Education and Formative Influences


Nastase trained within Romania's state-supported sports system and emerged through the Bucharest tennis scene with an uncommon blend of reflexes, touch, and improvisational feel. His formative influences were less academic than experiential: the discipline of centralized coaching paired with the necessity of self-invention when facing Western professionals who had different resources and freedoms. A crucial early partnership was with Ion Tiriac, older, tougher, and strategically minded - a teammate and later an architect of Romanian tennis power - who helped channel Nastase's volatility into match play and team results, especially in Davis Cup competition.

Career, Major Works, and Turning Points


Turning professional at the end of the 1960s as the Open Era remade tennis, Nastase became one of the sport's first true global celebrities - a player whose magnetism could fill arenas as reliably as his ranking. He reached three Davis Cup finals with Romania (1969, 1971, 1972), repeatedly colliding with the era's superpowers, and by the early 1970s he was among the game's elite. In singles he won the 1972 US Open and the 1973 French Open, and in 1973 he finished as the world's No. 1 in the year-end calculations then used by many observers. His trophy haul exceeded fifty singles titles, and he was equally dangerous in doubles, winning major titles at Wimbledon (1973) and the French Open (1970), often pairing artistry at net with a mind built for disruption. The turning points were not only victories but confrontations - with umpires, with crowds, with his own impulses - which made him emblematic of tennis's transition from clubland etiquette to televised entertainment and heightened scrutiny.

Philosophy, Style, and Themes


Nastase's game was an argument for imagination. Where many champions imposed repeatable patterns, he thrived on disguise: soft angles, sudden drop shots, feints that pulled opponents forward and then wrong-footed them, and a wristy fluidity that made conventional geometry feel unreliable. His temperament mirrored that style - mercurial, playful, sometimes self-sabotaging - and his best performances suggested that inspiration could be trained into a kind of instinct. He could look undisciplined, yet the improvisation was often a form of control: by changing rhythm and expectations, he made opponents play his match rather than theirs.

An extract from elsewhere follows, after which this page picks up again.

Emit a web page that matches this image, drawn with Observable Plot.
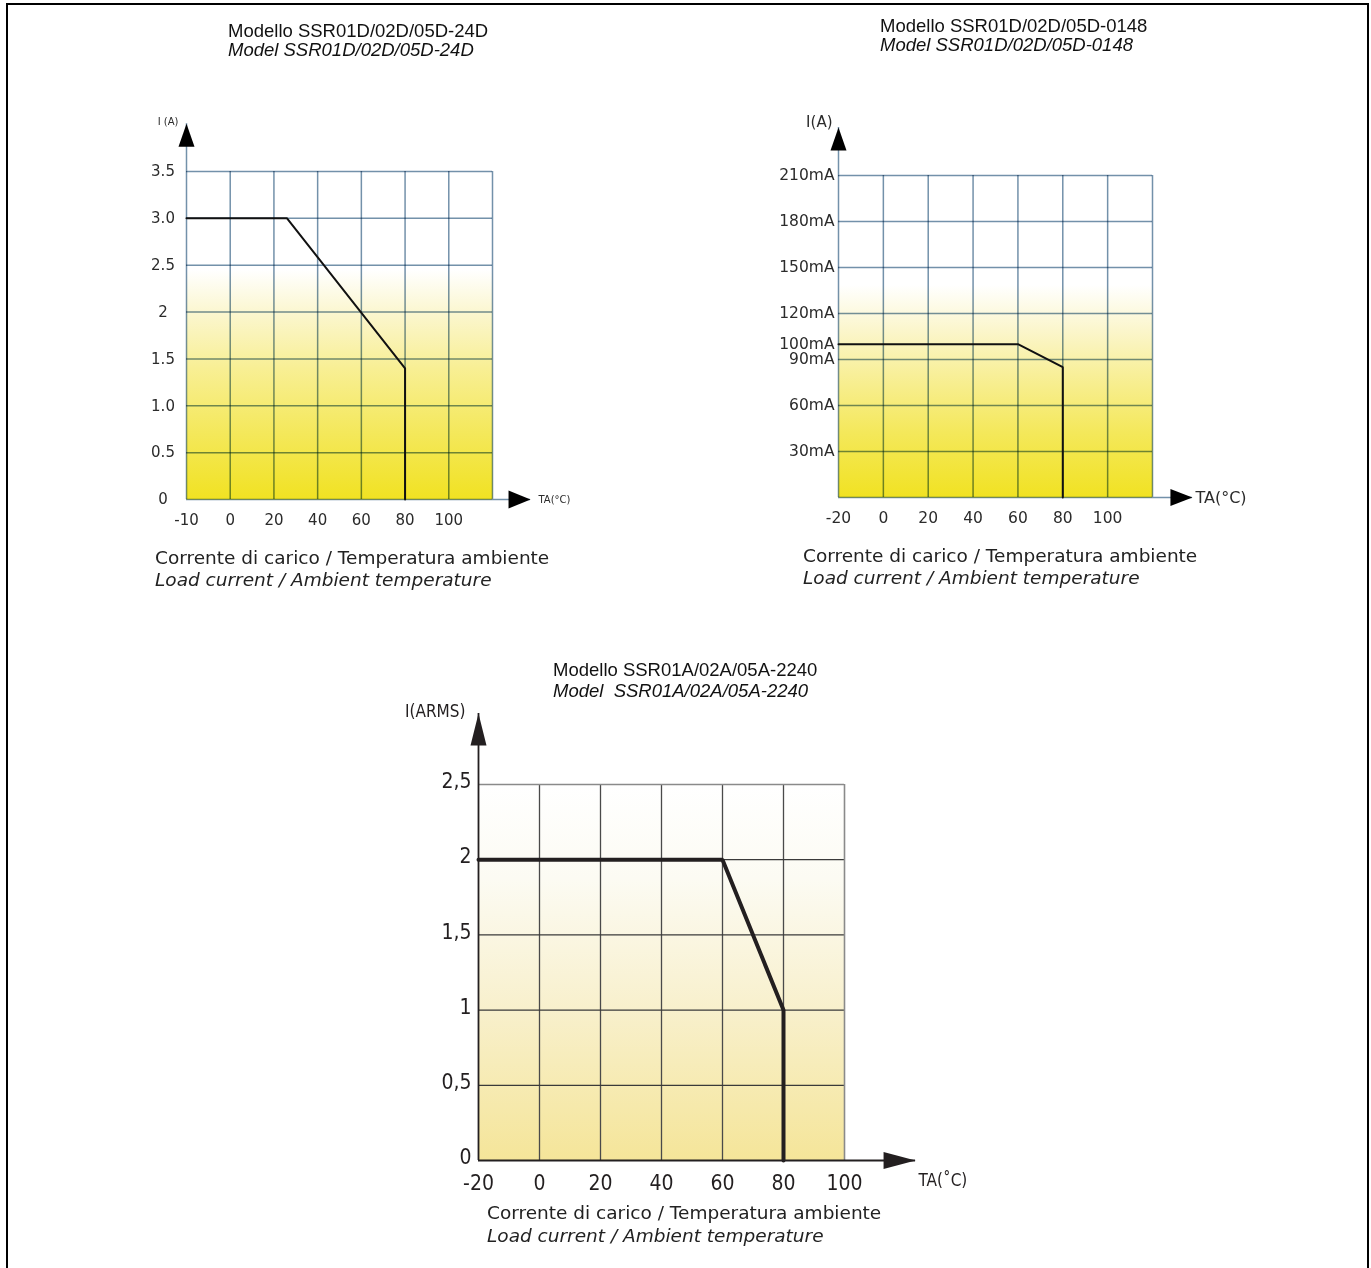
<!DOCTYPE html>
<html>
<head>
<meta charset="utf-8">
<script src="https://cdn.jsdelivr.net/npm/d3@7"></script>
<script src="https://cdn.jsdelivr.net/npm/@observablehq/plot@0.6"></script>
<style>
html, body { margin: 0; padding: 0; background: #fff; }
body { width: 1371px; height: 1268px; overflow: hidden; position: relative; }
.pageBorder { position: absolute; left: 6px; top: 3px; width: 1363px; height: 1400px; border: 2.5px solid #000; border-bottom: none; box-sizing: border-box; }
.t { position: absolute; font-family: "Liberation Sans", Arial, sans-serif; font-size: 18.5px; line-height: 19px; color: #111; white-space: pre; }
.c { position: absolute; font-family: "DejaVu Sans", sans-serif; font-size: 18.5px; line-height: 22px; color: #222; white-space: pre; }
.it { font-style: italic; }
.chart { position: absolute; }
.chart svg { overflow: visible; }
</style>
</head>
<body>
<div class="pageBorder"></div>

<div class="t" style="left:228px; top:21px;">Modello SSR01D/02D/05D-24D<br><span class="it">Model SSR01D/02D/05D-24D</span></div>
<div class="t" style="left:880px; top:16px;">Modello SSR01D/02D/05D-0148<br><span class="it">Model SSR01D/02D/05D-0148</span></div>
<div class="t" style="left:553px; top:659px; line-height:21px;">Modello SSR01A/02A/05A-2240<br><span class="it">Model  SSR01A/02A/05A-2240</span></div>

<div class="c" style="left:155px; top:547px;">Corrente di carico / Temperatura ambiente<br><span class="it">Load current / Ambient temperature</span></div>
<div class="c" style="left:803px; top:545px;">Corrente di carico / Temperatura ambiente<br><span class="it">Load current / Ambient temperature</span></div>
<div class="c" style="left:487px; top:1201px; line-height:23px;">Corrente di carico / Temperatura ambiente<br><span class="it">Load current / Ambient temperature</span></div>

<div id="c1" class="chart" style="left:100px; top:100px;"></div>
<div id="c2" class="chart" style="left:760px; top:100px;"></div>
<div id="c3" class="chart" style="left:400px; top:700px;"></div>

<script>
// ---------- Chart 1: Model SSR01D/02D/05D-24D ----------
const temp1 = [-20, 26, 80, 80];
const current1 = [3.0, 3.0, 1.4, 0];
const xDomain1 = [-20, 120];
const yDomain1 = [0, 3.5];
const xGrid1 = [-20, 0, 20, 40, 60, 80, 100, 120];
const xTickValues1 = [-20, 0, 20, 40, 60, 80, 100];
const xTickLabels1 = ["-10", "0", "20", "40", "60", "80", "100"];
const yTickValues1 = [0, 0.5, 1, 1.5, 2, 2.5, 3, 3.5];
const yTickLabels1 = ["0", "0.5", "1.0", "1.5", "2", "2.5", "3.0", "3.5"];
const axisTip1 = [137.4, 4.01];   // x tip (°C), y tip (A)

// ---------- Chart 2: Model SSR01D/02D/05D-0148 ----------
const temp2 = [-20, 60, 80, 80];
const current2 = [100, 100, 85, 0];  // mA
const xDomain2 = [-20, 120];
const yDomain2 = [0, 210];
const xGrid2 = [-20, 0, 20, 40, 60, 80, 100, 120];
const xTickValues2 = [-20, 0, 20, 40, 60, 80, 100];
const xTickLabels2 = ["-20", "0", "20", "40", "60", "80", "100"];
const yGrid2 = [0, 30, 60, 90, 120, 150, 180, 210];
const yTickValues2 = [30, 60, 90, 100, 120, 150, 180, 210];
const yTickLabels2 = ["30mA", "60mA", "90mA", "100mA", "120mA", "150mA", "180mA", "210mA"];
const axisTip2 = [137.8, 241.3];

// ---------- Chart 3: Model SSR01A/02A/05A-2240 ----------
const temp3 = [-20, 60, 80, 80];
const current3 = [2, 2, 1, 0];  // A rms
const xDomain3 = [-20, 100];
const yDomain3 = [0, 2.5];
const xGrid3 = [0, 20, 40, 60, 80];
const xTickValues3 = [-20, 0, 20, 40, 60, 80, 100];
const xTickLabels3 = ["-20", "0", "20", "40", "60", "80", "100"];
const yGrid3 = [0.5, 1, 1.5, 2];
const yTickValues3 = [0, 0.5, 1, 1.5, 2, 2.5];
const yTickLabels3 = ["0", "0,5", "1", "1,5", "2", "2,5"];
const axisTip3 = [123.3, 2.972];

// ---------- helpers ----------
function addGradient(svg, id, stops) {
  const ns = "http://www.w3.org/2000/svg";
  const defs = document.createElementNS(ns, "defs");
  const lg = document.createElementNS(ns, "linearGradient");
  lg.setAttribute("id", id);
  lg.setAttribute("x1", "0"); lg.setAttribute("y1", "0");
  lg.setAttribute("x2", "0"); lg.setAttribute("y2", "1");
  for (const [o, c] of stops) {
    const s = document.createElementNS(ns, "stop");
    s.setAttribute("offset", o);
    s.setAttribute("stop-color", c);
    lg.appendChild(s);
  }
  defs.appendChild(lg);
  svg.insertBefore(defs, svg.firstChild);
}
function arrowSymbol(w, h) {
  return { draw(ctx) { ctx.moveTo(0, 0); ctx.lineTo(w / 2, h); ctx.lineTo(-w / 2, h); ctx.closePath(); } };
}
const pairs = (xs, ys) => xs.map((x, i) => ({x, y: ys[i]}));
const labelled = (vals, labs) => vals.map((v, i) => ({v, label: labs[i]}));

const gridBlue = "#7391aa";
const yellowStops1 = [[0, "#ffffff"], [0.30, "#ffffff"], [0.44, "#fbf6cc"], [0.6, "#f8ef94"], [0.8, "#f4e85a"], [1, "#f1e222"]];
const yellowStops2 = [[0, "#ffffff"], [0.34, "#ffffff"], [0.48, "#fbf6cc"], [0.62, "#f8ef98"], [0.8, "#f4e85a"], [1, "#f1e222"]];

// ---------- Chart 1 ----------
const svg1 = Plot.plot({
  width: 500, height: 440,
  marginLeft: 86, marginRight: 108, marginTop: 71, marginBottom: 41,
  x: {domain: xDomain1, axis: null},
  y: {domain: yDomain1, axis: null},
  style: {fontFamily: "DejaVu Sans, sans-serif", fontSize: "15px", color: "#2b2b2b", background: "transparent", overflow: "visible"},
  marks: [
    Plot.frame({fill: "url(#grad1)", stroke: "none"}),
    Plot.ruleX(xGrid1, {stroke: gridBlue, strokeWidth: 1.5, mixBlendMode: "multiply"}),
    Plot.ruleY(yTickValues1, {stroke: gridBlue, strokeWidth: 1.5, mixBlendMode: "multiply"}),
    Plot.ruleX([xDomain1[0]], {y1: yDomain1[1], y2: axisTip1[1], stroke: gridBlue, strokeWidth: 1.5}),
    Plot.ruleY([yDomain1[0]], {x1: xDomain1[1], x2: axisTip1[0], stroke: gridBlue, strokeWidth: 1.5}),
    Plot.line(pairs(temp1, current1), {x: "x", y: "y", stroke: "#111", strokeWidth: 2, strokeLinejoin: "miter"}),
    Plot.dot([0], {x: xDomain1[0], y: axisTip1[1], symbol: arrowSymbol(16, 23), fill: "#000", stroke: "none"}),
    Plot.dot([0], {x: axisTip1[0], y: yDomain1[0], symbol: arrowSymbol(18, 22), rotate: 90, fill: "#000", stroke: "none"}),
    Plot.text(labelled(yTickValues1, yTickLabels1), {x: xDomain1[0], y: "v", text: "label", dx: -23.5, textAnchor: "middle", fill: "#2b2b2b"}),
    Plot.text(labelled(xTickValues1, xTickLabels1), {x: "v", y: yDomain1[0], text: "label", dy: 21, fill: "#2b2b2b"}),
    Plot.text(["I (A)"], {x: xDomain1[0], y: axisTip1[1], text: d => d, dx: -8, dy: -2, textAnchor: "end", fontSize: 10, fill: "#2b2b2b"}),
    Plot.text(["TA(°C)"], {x: axisTip1[0], y: yDomain1[0], text: d => d, dx: 8, textAnchor: "start", fontSize: 10, fill: "#2b2b2b"})
  ]
});
addGradient(svg1, "grad1", yellowStops1);
document.getElementById("c1").appendChild(svg1);

// ---------- Chart 2 ----------
const svg2 = Plot.plot({
  width: 500, height: 440,
  marginLeft: 78, marginRight: 108, marginTop: 75, marginBottom: 43,
  x: {domain: xDomain2, axis: null},
  y: {domain: yDomain2, axis: null},
  style: {fontFamily: "DejaVu Sans, sans-serif", fontSize: "15.5px", color: "#2b2b2b", background: "transparent", overflow: "visible"},
  marks: [
    Plot.frame({fill: "url(#grad2)", stroke: "none"}),
    Plot.ruleX(xGrid2, {stroke: gridBlue, strokeWidth: 1.5, mixBlendMode: "multiply"}),
    Plot.ruleY(yGrid2, {stroke: gridBlue, strokeWidth: 1.5, mixBlendMode: "multiply"}),
    Plot.ruleX([xDomain2[0]], {y1: yDomain2[1], y2: axisTip2[1], stroke: gridBlue, strokeWidth: 1.5}),
    Plot.ruleY([yDomain2[0]], {x1: xDomain2[1], x2: axisTip2[0], stroke: gridBlue, strokeWidth: 1.5}),
    Plot.line(pairs(temp2, current2), {x: "x", y: "y", stroke: "#111", strokeWidth: 2, strokeLinejoin: "miter"}),
    Plot.dot([0], {x: xDomain2[0], y: axisTip2[1], symbol: arrowSymbol(16, 23), fill: "#000", stroke: "none"}),
    Plot.dot([0], {x: axisTip2[0], y: yDomain2[0], symbol: arrowSymbol(17, 22), rotate: 90, fill: "#000", stroke: "none"}),
    Plot.text(labelled(yTickValues2, yTickLabels2), {x: xDomain2[0], y: "v", text: "label", dx: -4, textAnchor: "end", fill: "#2b2b2b"}),
    Plot.text(labelled(xTickValues2, xTickLabels2), {x: "v", y: yDomain2[0], text: "label", dy: 21, fill: "#2b2b2b"}),
    Plot.text(["I(A)"], {x: xDomain2[0], y: axisTip2[1], text: d => d, dx: -6, dy: -5, textAnchor: "end", fontSize: 15, fill: "#2b2b2b"}),
    Plot.text(["TA(°C)"], {x: axisTip2[0], y: yDomain2[0], text: d => d, dx: 3, textAnchor: "start", fontSize: 16, fill: "#2b2b2b"})
  ]
});
addGradient(svg2, "grad2", yellowStops2);
document.getElementById("c2").appendChild(svg2);

// ---------- Chart 3 ----------
const svg3 = Plot.plot({
  width: 580, height: 500,
  marginLeft: 78, marginRight: 136, marginTop: 84, marginBottom: 40,
  x: {domain: xDomain3, axis: null},
  y: {domain: yDomain3, axis: null},
  style: {fontFamily: "'Liberation Sans Narrow', 'DejaVu Sans Condensed', sans-serif", fontSize: "21px", color: "#231f20", background: "transparent", overflow: "visible"},
  marks: [
    Plot.frame({fill: "url(#grad3)", stroke: "none"}),
    Plot.ruleX(xGrid3, {stroke: "#4a4a4a", strokeWidth: 1.3}),
    Plot.ruleY(yGrid3, {stroke: "#3a3a3a", strokeWidth: 1.3}),
    Plot.ruleY([yDomain3[1]], {stroke: "#8a8a8a", strokeWidth: 1.6}),
    Plot.ruleX([xDomain3[1]], {stroke: "#8a8a8a", strokeWidth: 1.6}),
    Plot.ruleX([xDomain3[0]], {y1: yDomain3[0], y2: axisTip3[1], stroke: "#231f20", strokeWidth: 1.8}),
    Plot.ruleY([yDomain3[0]], {x1: xDomain3[0], x2: axisTip3[0], stroke: "#231f20", strokeWidth: 1.8}),
    Plot.line(pairs(temp3, current3), {x: "x", y: "y", stroke: "#231f20", strokeWidth: 4, strokeLinejoin: "miter"}),
    Plot.dot([0], {x: xDomain3[0], y: axisTip3[1], symbol: arrowSymbol(16, 32), fill: "#231f20", stroke: "none"}),
    Plot.dot([0], {x: axisTip3[0], y: yDomain3[0], symbol: arrowSymbol(17, 32), rotate: 90, fill: "#231f20", stroke: "none"}),
    Plot.text(labelled(yTickValues3, yTickLabels3), {x: xDomain3[0], y: "v", text: "label", dx: -7, dy: -3, textAnchor: "end", fill: "#231f20"}),
    Plot.text(labelled(xTickValues3, xTickLabels3), {x: "v", y: yDomain3[0], text: "label", dy: 23, fill: "#231f20"}),
    Plot.text(["I(ARMS)"], {x: xDomain3[0], y: axisTip3[1], text: d => d, dx: -13, dy: -2, textAnchor: "end", fontSize: 17, fill: "#231f20"}),
    Plot.text(["TA(˚C)"], {x: axisTip3[0], y: yDomain3[0], text: d => d, dx: 3, dy: 20, textAnchor: "start", fontSize: 17, fill: "#231f20"})
  ]
});
addGradient(svg3, "grad3", [[0, "#ffffff"], [0.25, "#fcfbf3"], [0.6, "#f8f0cc"], [1, "#f5e599"]]);
document.getElementById("c3").appendChild(svg3);
</script>
</body>
</html>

His psychology mixed bravado with a surprising dependence on inner equilibrium. “If you have confidence, you have patience. Confidence, that is everything”. That line captures how he survived high-pressure moments not by slowing the drama, but by believing he could ride it - even when the ride veered into chaos. He also cultivated humor as armor and as misdirection, the comedian's ability to seize the room before the room judged him. “I haven't reported my missing credit card to the police because whoever stole it is spending less than my wife”. In Nastase's hands, the joke is not only domestic satire; it is a performance of independence, a way to stay unpinned by authority, whether that authority was an umpire's chair, a political system, or the moral expectations attached to representing a nation abroad.

Legacy and Influence


Nastase endures as one of the Open Era's most vivid templates for the modern tennis entertainer: a champion whose artistry and volatility were inseparable, and whose charisma helped sell the sport to television audiences hungry for personality. In Romania he remains a foundational figure - proof that a player from behind the Iron Curtain could reach the summit and dictate terms on the world's biggest stages - and his success widened the imaginative horizon for later Eastern European champions. Yet his legacy is also cautionary: the same theatrical instincts that drew crowds sometimes produced conflict and controversy, sharpening the sport's evolving debates about conduct, identity, and the costs of turning private temperament into public spectacle.